Libby seemed to take the titles of the songs she sang—“Love for Sale,” “Body and Soul,” “Moanin’ Low”—as personal mantras when she arrived in the Big Apple from Ohio. By all contemporary accounts, she was not considered traditionally beautiful. But, as Byron Fogg tells Wright Williams my new novel, “Sexuality is ten percent looks, ninety percent attitude.” And Libby had attitude to burn. She was recklessly seductive and unapologetically ambitious, and by the start of the Thirties, Libby was the brightest star on Broadway.

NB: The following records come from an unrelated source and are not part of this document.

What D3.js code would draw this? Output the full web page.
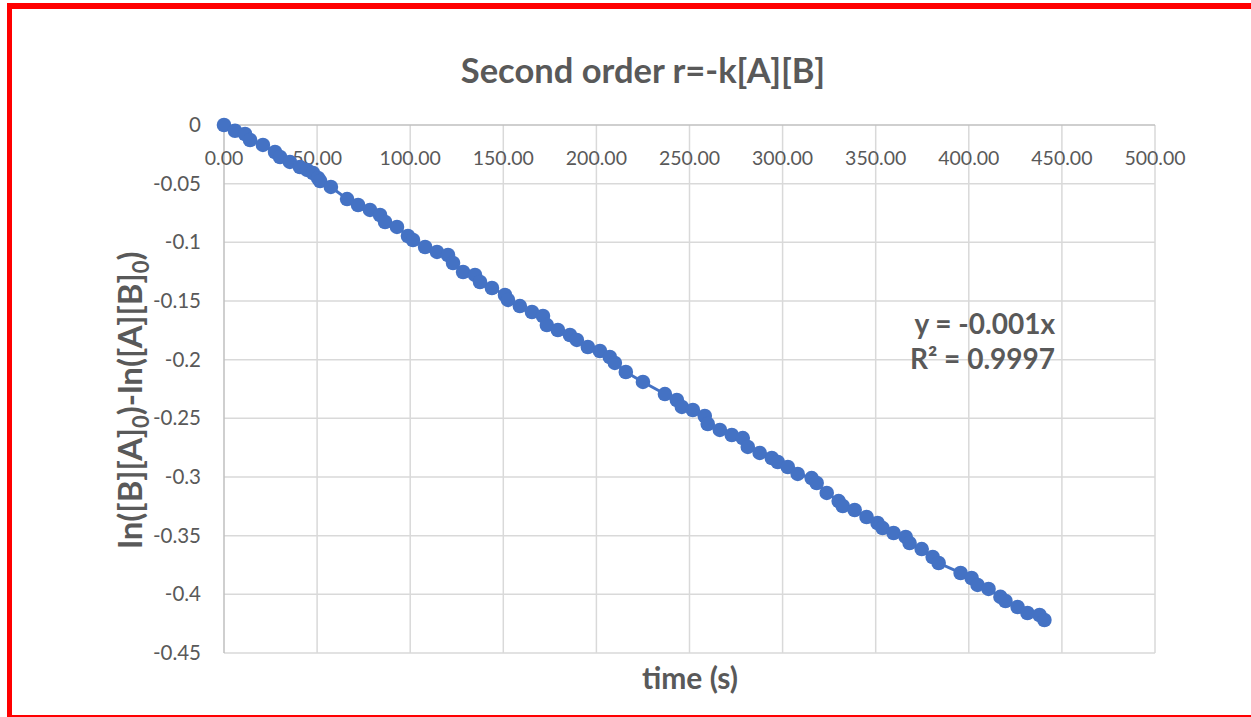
<!DOCTYPE html>
<html>
<head>
<meta charset="utf-8">
<script src="https://cdn.jsdelivr.net/npm/d3@7"></script>
<style>
  body { margin: 0; background: #ffffff; }
  text { font-family: Lato, "Open Sans", sans-serif; }
</style>
</head>
<body>
<script>
// time (s) and ln([B][A]0)-ln([A][B]0)
const times = [0, 5.9, 11.3, 14.0, 20.9, 27.4, 30.1, 35.4, 40.8, 44.6, 47.8, 50.5, 51.6, 57.4, 66.1, 72.0, 78.4, 83.8, 86.5, 92.9,
  98.8, 101.5, 108.0, 114.4, 120.3, 123.0, 128.4, 134.8, 137.5, 143.9, 150.9, 152.5, 158.9, 165.4, 171.3, 173.4, 179.3, 185.8, 189.5, 195.4,
  201.9, 207.2, 209.9, 215.8, 225.0, 236.8, 243.2, 245.9, 251.8, 258.2, 259.8, 266.3, 272.7, 278.6, 281.3, 287.7, 294.2, 297.4, 302.8, 308.1,
  315.6, 318.3, 323.7, 330.1, 332.3, 338.7, 345.1, 351.0, 353.7, 359.6, 366.1, 368.2, 374.7, 380.6, 383.8, 395.6, 401.5, 404.7, 410.6, 417.0,
  419.7, 426.2, 431.5, 438.0, 440.6];
const lnRatio = [0, -0.0049, -0.0077, -0.0128, -0.0170, -0.0230, -0.0273, -0.0315, -0.0358, -0.0383, -0.0409, -0.0452, -0.0477, -0.0528, -0.0631, -0.0682, -0.0724, -0.0767, -0.0827, -0.0869,
  -0.0946, -0.0980, -0.1040, -0.1082, -0.1108, -0.1176, -0.1253, -0.1278, -0.1338, -0.1389, -0.1449, -0.1491, -0.1543, -0.1594, -0.1628, -0.1705, -0.1747, -0.1790, -0.1832, -0.1892,
  -0.1926, -0.1977, -0.2028, -0.2105, -0.2190, -0.2293, -0.2344, -0.2403, -0.2429, -0.2480, -0.2548, -0.2599, -0.2642, -0.2668, -0.2744, -0.2795, -0.2838, -0.2872, -0.2915, -0.2974,
  -0.3009, -0.3051, -0.3136, -0.3205, -0.3247, -0.3281, -0.3341, -0.3392, -0.3435, -0.3477, -0.3511, -0.3563, -0.3614, -0.3682, -0.3733, -0.3818, -0.3861, -0.3920, -0.3954, -0.4022,
  -0.4057, -0.4108, -0.4159, -0.4176, -0.4219];
const xTicks = [0, 50, 100, 150, 200, 250, 300, 350, 400, 450, 500];
const yTicks = [0, -0.05, -0.1, -0.15, -0.2, -0.25, -0.3, -0.35, -0.4, -0.45];
const trendLabels = ["y = -0.001x", "R² = 0.9997"];

const width = 1251, height = 717;
const blue = "#4472c4", grey = "#595959";

const svg = d3.select("body").append("svg")
    .attr("width", width)
    .attr("height", height);

// red frame round the chart
svg.append("rect").attr("x", 7).attr("y", 3).attr("width", 5).attr("height", 714).attr("fill", "#ff0000");
svg.append("rect").attr("x", 7).attr("y", 3).attr("width", 1244).attr("height", 6).attr("fill", "#ff0000");
svg.append("rect").attr("x", 7).attr("y", 715).attr("width", 1244).attr("height", 2).attr("fill", "#ff0000");

const x = d3.scaleLinear().domain([0, 500]).range([224, 1155]);
const y = d3.scaleLinear().domain([-0.45, 0]).range([653, 125]);

// gridlines
svg.append("g").selectAll("line")
    .data(xTicks.slice(1))
    .enter().append("line")
    .attr("x1", d => x(d)).attr("x2", d => x(d))
    .attr("y1", y(0)).attr("y2", y(-0.45))
    .style("stroke", "#d9d9d9").style("stroke-width", 1.5);
svg.append("g").selectAll("line")
    .data(yTicks.slice(1))
    .enter().append("line")
    .attr("x1", x(0)).attr("x2", x(500))
    .attr("y1", d => y(d)).attr("y2", d => y(d))
    .style("stroke", "#d9d9d9").style("stroke-width", 1.5);

// axis lines (x axis crosses at y = 0)
svg.append("line")
    .attr("x1", x(0)).attr("x2", x(500)).attr("y1", y(0)).attr("y2", y(0))
    .style("stroke", "#bfbfbf").style("stroke-width", 1.5);
svg.append("line")
    .attr("x1", x(0)).attr("x2", x(0)).attr("y1", y(0)).attr("y2", y(-0.45))
    .style("stroke", "#bfbfbf").style("stroke-width", 1.5);

// tick labels
svg.append("g").selectAll("text")
    .data(xTicks)
    .enter().append("text")
    .attr("x", d => x(d))
    .attr("y", y(0) + 40)
    .attr("text-anchor", "middle")
    .style("fill", grey).style("font-size", "19.5px")
    .text(d => d3.format(".2f")(d));
svg.append("g").selectAll("text")
    .data(yTicks)
    .enter().append("text")
    .attr("x", 201)
    .attr("y", d => y(d) + 7)
    .attr("text-anchor", "end")
    .style("fill", grey).style("font-size", "20.5px")
    .text(d => d);

// series line + markers
const points = times.map((t, i) => [t, lnRatio[i]]);
svg.append("path")
    .datum(points)
    .attr("d", d3.line().x(d => x(d[0])).y(d => y(d[1])))
    .style("fill", "none").style("stroke", blue).style("stroke-width", 3);
svg.append("g").selectAll("circle")
    .data(points)
    .enter().append("circle")
    .attr("cx", d => x(d[0]))
    .attr("cy", d => y(d[1]))
    .attr("r", 7.3)
    .style("fill", blue);

// title
svg.append("text")
    .attr("x", 643).attr("y", 83)
    .attr("text-anchor", "middle")
    .style("fill", grey).style("font-size", "34.5px").style("font-weight", "bold")
    .text("Second order r=-k[A][B]");

// axis titles
svg.append("text")
    .attr("x", 690).attr("y", 689)
    .attr("text-anchor", "middle")
    .style("fill", grey).style("font-size", "30px").style("font-weight", "bold")
    .text("time (s)");

const yTitle = svg.append("text")
    .attr("transform", "translate(142, 400) rotate(-90)")
    .attr("text-anchor", "middle")
    .style("fill", grey).style("font-size", "33px").style("font-weight", "bold");
[["ln([B][A]", false], ["0", true], [")-ln([A][B]", false], ["0", true], [")", false]].forEach(p => {
  const ts = yTitle.append("tspan").text(p[0]);
  if (p[1]) ts.attr("baseline-shift", "-30%").style("font-size", "22px");
});

// trendline label
svg.append("g").selectAll("text")
    .data(trendLabels)
    .enter().append("text")
    .attr("x", 1055)
    .attr("y", (d, i) => 334 + i * 35)
    .attr("text-anchor", "end")
    .style("fill", grey).style("font-size", "28px").style("font-weight", "bold")
    .text(d => d);
</script>
</body>
</html>
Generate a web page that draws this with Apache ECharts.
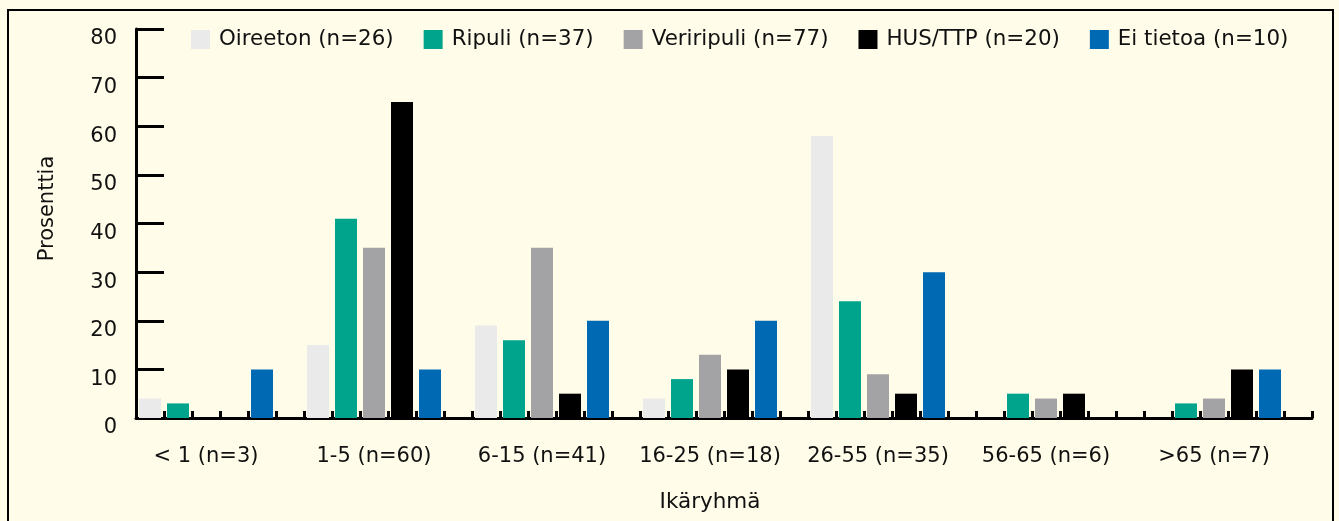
<!DOCTYPE html>
<html>
<head>
<meta charset="utf-8">
<script src="https://cdn.jsdelivr.net/npm/echarts@6/dist/echarts.min.js"></script>
<style>
html,body{margin:0;padding:0;background:#FFFCE9;}
#chart{width:1339px;height:521px;}
</style>
</head>
<body>
<div id="chart"></div>
<script>
const categories = ['< 1 (n=3)', '1-5 (n=60)', '6-15 (n=41)', '16-25 (n=18)', '26-55 (n=35)', '56-65 (n=6)', '>65 (n=7)'];
const seriesNames = ['Oireeton (n=26)', 'Ripuli (n=37)', 'Veriripuli (n=77)', 'HUS/TTP (n=20)', 'Ei tietoa (n=10)'];
const oireeton   = [4, 15, 19, 4, 58, 0, 0];
const ripuli     = [3, 41, 16, 8, 24, 5, 3];
const veriripuli = [0, 35, 35, 13, 9, 4, 4];
const husTtp     = [0, 65, 5, 10, 5, 5, 10];
const eiTietoa   = [10, 10, 20, 20, 30, 0, 10];
const yTicks = [0, 10, 20, 30, 40, 50, 60, 70, 80];
const colors = ['#EAEAEA', '#00A38B', '#A3A3A5', '#000000', '#0069B4'];

const values = [oireeton, ripuli, veriripuli, husTtp, eiTietoa];
const FONT = 'DejaVu Sans';
// slot axis: 6 slots per category (5 bars + gap) for the minor ticks
const slots = [];
categories.forEach(c => { for (let i = 0; i < 6; i++) slots.push(c + '#' + i); });

const series = values.map((v, i) => ({
  name: seriesNames[i],
  type: 'bar',
  data: v.map(x => x === 0 ? null : x),
  barWidth: 22,
  barGap: '27.3%',
  itemStyle: { color: colors[i] },
  z: 3
}));
series.push({
  name: '_gap',
  type: 'bar',
  data: categories.map(() => null),
  barWidth: 22,
  barGap: '27.3%',
  itemStyle: { color: 'transparent' }
});

const chart = echarts.init(document.getElementById('chart'));
chart.setOption({
  backgroundColor: '#FFFCE9',
  animation: false,
  textStyle: { fontFamily: FONT },
  graphic: [{
    type: 'rect',
    shape: { x: 8, y: 10, width: 1325, height: 530 },
    style: { fill: 'none', stroke: '#000', lineWidth: 2 },
    silent: true
  }],
  legend: {
    data: seriesNames,
    left: 191,
    top: 29,
    padding: 0,
    itemWidth: 19,
    itemHeight: 19,
    itemGap: 30,
    icon: 'rect',
    textStyle: { fontFamily: FONT, fontSize: 21.4, color: '#111', padding: [0, 0, 0, 4] }
  },
  grid: { left: 136, right: 27, top: 29, bottom: 103, containLabel: false },
  xAxis: [{
    type: 'category',
    data: categories,
    axisLine: { lineStyle: { color: '#000', width: 3 } },
    axisTick: { show: false },
    axisLabel: { interval: 0, color: '#111', fontSize: 21, fontFamily: FONT, margin: 28, padding: [0, 28, 0, 0] },
    name: 'Ikäryhmä',
    nameLocation: 'middle',
    nameGap: 73,
    nameTextStyle: { color: '#111', fontSize: 21.5, fontFamily: FONT, padding: [0, 28, 0, 0] }
  }, {
    type: 'category',
    data: slots,
    position: 'bottom',
    axisLine: { show: false },
    axisLabel: { show: false, interval: 0 },
    axisTick: { show: true, interval: 0, inside: true, length: 7, lineStyle: { color: '#000', width: 3 } }
  }],
  yAxis: {
    type: 'value',
    min: 0, max: 80, interval: 10,
    axisLine: { show: true, lineStyle: { color: '#000', width: 3 } },
    axisTick: { show: true, inside: true, length: 28, lineStyle: { color: '#000', width: 3 } },
    splitLine: { show: false },
    axisLabel: { color: '#111', fontSize: 21, fontFamily: FONT, margin: 19,
      verticalAlign: 'top', lineHeight: 20,
      formatter: v => yTicks.includes(v) ? String(v) : '' },
    name: 'Prosenttia',
    nameLocation: 'middle',
    nameGap: 78,
    nameTextStyle: { color: '#111', fontSize: 21, fontFamily: FONT, padding: [0, 0, 0, 30] }
  },
  series: series
});
</script>
</body>
</html>
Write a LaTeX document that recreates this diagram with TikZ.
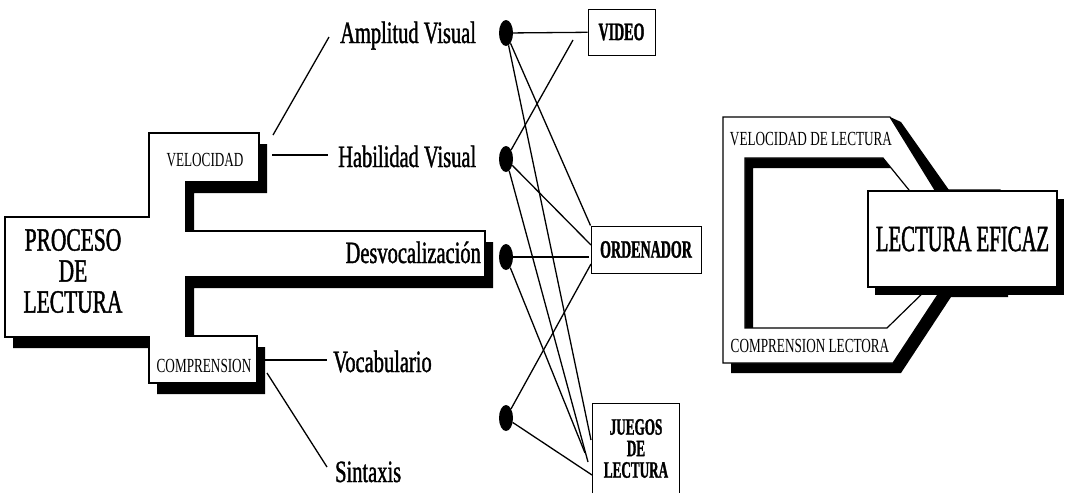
\documentclass[tikz,border=0pt]{standalone}
\usepackage{fontspec}
\setmainfont{Liberation Serif}
\newfontfamily\fA[FakeStretch=0.66]{Liberation Serif}
\newfontfamily\fAh[FakeStretch=0.66,FakeBold=1.2]{Liberation Serif}
\newfontfamily\fB[FakeStretch=0.56]{Liberation Serif}
\newfontfamily\fBh[FakeStretch=0.56,FakeBold=1.2]{Liberation Serif}
\usetikzlibrary{shapes.geometric,shadows}
\begin{document}
\begin{tikzpicture}[x=1pt,y=-1pt,
  big/.style={font=\fAh\fontsize{31}{32}\selectfont, inner sep=0},
  small/.style={font=\fA\fontsize{20}{21}\selectfont, inner sep=0},
  outline/.style={draw=black, line width=1.2pt, fill=white},
  conn/.style={line width=1.3pt},
  dot/.style={ellipse, fill=black, minimum width=14pt, minimum height=26pt, inner sep=0},
  mbox/.style={draw, line width=1pt, inner sep=0, fill=white}
]
\useasboundingbox (0,0) rectangle (1066,493);

% ---------- left shape ----------
\def\shpLeft{(5,217) -- (149,217) -- (149,133) -- (259,133) -- (259,182) -- (186,182) -- (186,231) -- (485,231) -- (485,277) -- (186,277) -- (186,336) -- (257,336) -- (257,383) -- (149,383) -- (149,337) -- (5,337) -- cycle}
\fill[black, shift={(8,11)}] \shpLeft;
\path[outline] \shpLeft;

\node[inner sep=0, align=center, font=\fAh\fontsize{32.5}{31}\selectfont] (proc) at (73,271) {PROCESO\\DE\\LECTURA};
\node[small, anchor=base] (vel) at (205,166) {VELOCIDAD};
\node[small, anchor=base] (comp) at (204,372) {COMPRENSION};

\node[big, anchor=base west] (amp) at (340,43) {Amplitud Visual};
\node[big, anchor=base west] (hab) at (338,167) {Habilidad Visual};
\node[big, anchor=base east] (des) at (481,263) {Desvocalización};
\node[big, anchor=base west] (voc) at (333,372) {Vocabulario};
\node[big, anchor=base west] (sin) at (335,482) {Sintaxis};

\coordinate (a0) at (273,135); \coordinate (a1) at (329,37);
\coordinate (h0) at (272,155); \coordinate (h1) at (328,155);
\coordinate (v0) at (262,360); \coordinate (v1) at (327,360);
\coordinate (s0) at (267,373); \coordinate (s1) at (327,467);
\draw[conn] (a0) -- (a1);
\draw[conn] (h0) -- (h1);
\draw[conn] (v0) -- (v1);
\draw[conn] (s0) -- (s1);

% ---------- middle ----------
\node[dot] (d1) at (506,33) {};
\node[dot] (d2) at (506,159) {};
\node[dot] (d3) at (506,257) {};
\node[dot] (d4) at (506,418) {};

\node[mbox, minimum width=67pt, minimum height=46pt, font=\fBh\bfseries\fontsize{25}{25}\selectfont] (video) at (621.5,32) {VIDEO};
\node[mbox, minimum width=110pt, minimum height=47pt, font=\fBh\bfseries\fontsize{25}{25}\selectfont] (ord) at (646,249.5) {ORDENADOR};
\draw[line width=1pt] (592,493) -- (592,403) -- (679,403) -- (679,493);
\node[inner sep=0, align=center, font=\fBh\bfseries\fontsize{23.5}{21.5}\selectfont] (jue) at (636,448.5) {JUEGOS\\DE\\LECTURA};

\coordinate (vv2) at (573,40);
\coordinate (o2) at (591,245);
\coordinate (o3) at (589,257);
\coordinate (o4) at (591,264);
\coordinate (j1) at (591,440);
\coordinate (j2) at (588,462);
\coordinate (j3) at (585,453);
\coordinate (j4) at (592,475);

\draw[conn] (d1) -- (video);
\draw[conn] (d1) -- (ord.north west);
\draw[conn] (d1) -- (j1);
\draw[conn] (d2) -- (vv2);
\draw[conn] (d2) -- (o2);
\draw[conn] (d2) -- (j2);
\draw[conn] (d3) -- (o3);
\draw[conn] (d3) -- (j3);
\draw[conn] (d4) -- (o4);
\draw[conn] (d4) -- (j4);

% ---------- right shape ----------
\def\bandOuter{(723,117) -- (890,117) -- (935,190) -- (1000,190) -- (1000,287) -- (943,287) -- (893,363) -- (723,363) -- cycle}
\def\bandInner{(745,158) -- (883,158) -- (909,190) -- (929,287) -- (887,328) -- (745,328) -- cycle}
\fill[black, even odd rule, shift={(8,10)}] \bandOuter \bandInner;
\fill[black] (890,117) -- (901,122) -- (949,190) -- (935,190) -- cycle;
\path[outline, even odd rule] \bandOuter \bandInner;

\node[small, anchor=base] (vdl) at (811,145) {VELOCIDAD DE LECTURA};
\node[small, anchor=base] (cl) at (810,352) {COMPRENSION LECTORA};

\node[draw, line width=1.2pt, fill=white, minimum width=189pt, minimum height=96pt, inner sep=0,
  drop shadow={shadow xshift=7pt, shadow yshift=-8pt, opacity=1, fill=black},
  font=\fBh\fontsize{37}{37}\selectfont] (lef) at (962.5,239) {LECTURA EFICAZ};
\end{tikzpicture}
\end{document}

Manhattan columnists dubbed her “the Statue of Libby” and said she was “the best of those female troubadours with voices of smoke and tears.” Her distinctive basso contralto, bee-stung lips, and unconventional looks led to Times critic Brooks Atkinson labeling her “the dark purple menace.” Songwriter Howard Dietz described her as a “sloe-eyed houri.” Vanity Fair said, “Libby exuded carnality. She was not a good actress, but she used her affectations—the hand on the curtain, the careless dropping of a handkerchief—with considerable dramatic skill, and when she sang of lost love, of misbegotten affairs and broken dreams, she was wholly believable. Her songs sounded like confessions."

By 1930, Libby had become the obsession of two millionaires: Z. Smith Reynolds, heir to the R.J. Reynolds tobacco fortune, and Louisa d’Andelot Carpenter, the great-great-granddaughter of E. I. du Pont de Nemours, founder of the DuPont chemical empire. A fierce rivalry between Smith and Louisa ensued, with Libby eventually marrying Smith and living with him briefly at Reynolda, his family’s sprawling estate in Winston-Salem, North Carolina, before Smith’s life was ended in a tragic mystery I wouldn’t spoil here, even if I could. You’ll have to read the book.

The emotional toll of Smith’s demise and the ensuing scandal haunted Libby until the end of her life. Depressed further over the loss of multiple people close to her, including her young son, Libby committed suicide by carbon monoxide poisoning in the front seat of her Rolls Royce in 1971 at age 67. In addition to her legacy of groundbreaking music and her scandalous private life, Libby’s most lasting contribution to society is arguably the strapless dress. Fashion historians point to a 1930 photograph of Libby as the earliest known public appearance of a strapless, sleeveless gown and credit her as the dress’s first high-profile wearer if not its outright creator.